Reem Khamis (rechts) im Kampf gegen eine Kontrahentin

NDR-Sport Hamburg: Muslima Reem Khamis ist Sportlerin des Jahres

Stand: 01.03.2024 06:00 Uhr

Die gebürtige Ägypterin Reem Khamis hat im vergangenen Jahr bei internationalen Karate-Wettkämpfen gleich drei Goldmedaillen gewonnen. Seit zehn Jahren lebt die Muslima mit ihrer Familie in Hamburg.

Von Bita Schafi-Neya

Reem Khamis ist fünffache deutsche Karate-Meisterin und führt die Weltrangliste der U21 an. Seit ihrer Einbürgerung kann die gebürtige Ägypterin international für Deutschland starten. Ihr Abitur absolvierte sie mit 1,4 und studiert Maschinenbau.

Reem Khamis findet Halt im Islam

Der Karate-Sport war für Reem Khamis eine wichtige Brücke, um in Norddeutschland Fuß zu fassen und in der deutschen Gesellschaft anzukommen.
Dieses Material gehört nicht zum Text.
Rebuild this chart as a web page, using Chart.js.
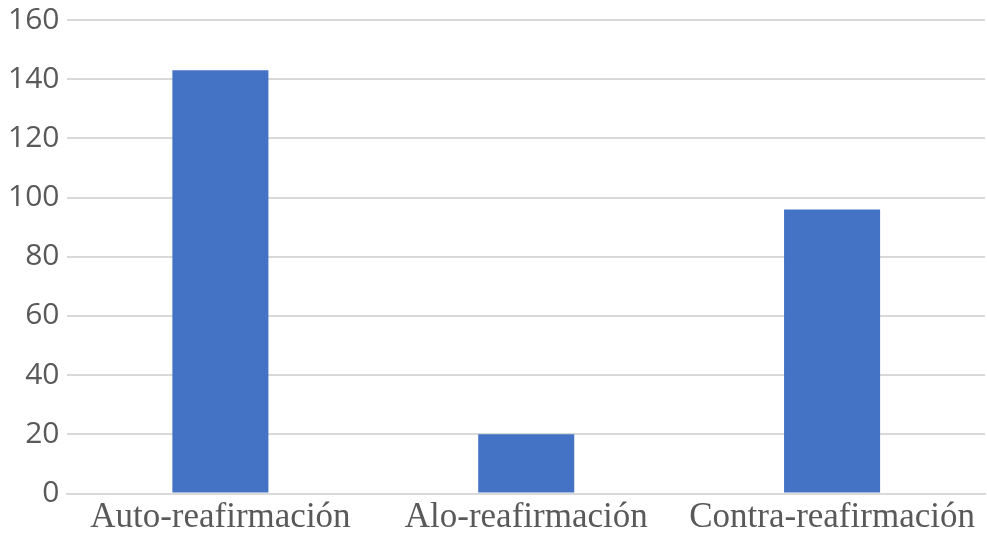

Auch wenn sie inzwischen seit rund zehn Jahren in Hamburg lebt, bedeutet ihr die ägyptische Kultur sehr viel. Deshalb pflegt sie mit ihrer Familie zu Hause weiterhin ihre Heimatsprache, zelebriert die muslimischen Feiertage, erzählt Reem Khamis: "Mein Leben in Ägypten unterscheidet sich kaum von dem, was ich jetzt habe, weil Sport immer ein Teil meines Lebens, meiner Kultur war. Ich fand es immer schön, dass wir die Feiertage beziehungsweise die kulturellen Aspekte noch feiern können beziehungsweise in unser Leben integrieren können. Es bringt ein Stück Heimat mehr oder weniger mit hier nach Deutschland."

Schon als Kind hat die Muslima den Koran gelesen. Die Religion oder auch Gott geben ihr Halt: "Für mich ist es das 'Gefühl', was man aus der Religion zieht. Wenn es mal nicht so läuft, wie ich es mir wünsche oder erhoffe, ist das so ein Anhaltspunkt, wo ich mich dann wohl fühle. Dementsprechend spielt das eine große Rolle in meinem Leben. In Bezug auf den Sport würde ich behaupten, dass das auch einer der Gründe ist, warum ich momentan erfolgreich bin beziehungsweise woran es liegt, dass ich mich da so durchbeißen kann."

Große Herausforderungen - vor allem während des Ramadan

Ihre Familie empfand den Sport nie als problematisch. Im Gegenteil - ihre Eltern unterstützen sie, wo sie nur können. Sie sei in einem Umfeld aufgewachsen, wo nicht zwischen Mann und Frau unterschieden werde. Auch deshalb brennt sie so für Karate, betont Reem Khamis: "Die Umstellungsfähigkeit, die man als Athlet habe muss, die Schnelligkeit, die Explosivität der Techniken - es ist einfach ein Schachspiel, bei dem man sich immer neu einstellen muss auf die Gegner, auf den Wettkampf allgemein. Ich hätte gedacht, je weiter ich komme, desto entspannter würde ich in jeden Wettkampf reingehen - aber tatsächlich ist das immer eine neue Herausforderung."

Auch wenn sie ehrgeizig ist - Lernen und Leistungssport miteinander zu verbinden, sei herausfordernd, vor allem während des Ramadan: "Man muss sich da leider ein bisschen anpassen beziehungsweise ich muss mir da manchmal Prioritäten setzen. Anstrengender wird es, wenn wir Ramadan feiern und ich fasten muss - dann sind die Trainingseinheiten nicht ganz so angenehm. Aber ich konnte es die letzten Jahre ganz gut meistern und dementsprechend fahre ich damit ganz gut klar."

Reem Khamis (rechts) im Kampf gegen eine Kontrahentin

Reem Khamis (rechts) im Kampf gegen eine Kontrahentin

Viel Training, kaum Freizeit

An sechs Tagen in der Woche trainiert Reem Khamis, da bleibt kaum Zeit für Privates: Urlaube mit der Familie, Kino mit Freunden oder auch Partys feiern am Wochenende - auf all das muss die Karatekämpferin in der Wettkampfzeit verzichten: "Wenn wir einen Wettkampf haben und den ganzen Tag in der Halle sitzen, kriege ich es im besten Fall hin, dass ich zwischendurch im Hotel bin, dann kann ich zwischendurch beten. Leider ist es meistens so, dass ich dann alles am Ende des Tages nachholen muss."

An fünf Tagen in der Woche trainiert Reem Khamis mit ihrem Coach Ralf Becker, um sich auf die Wettkämpfe vorzubereiten: Ihr größter Wunsch ist, dass Karate irgendwann mal olympische Disziplin wird.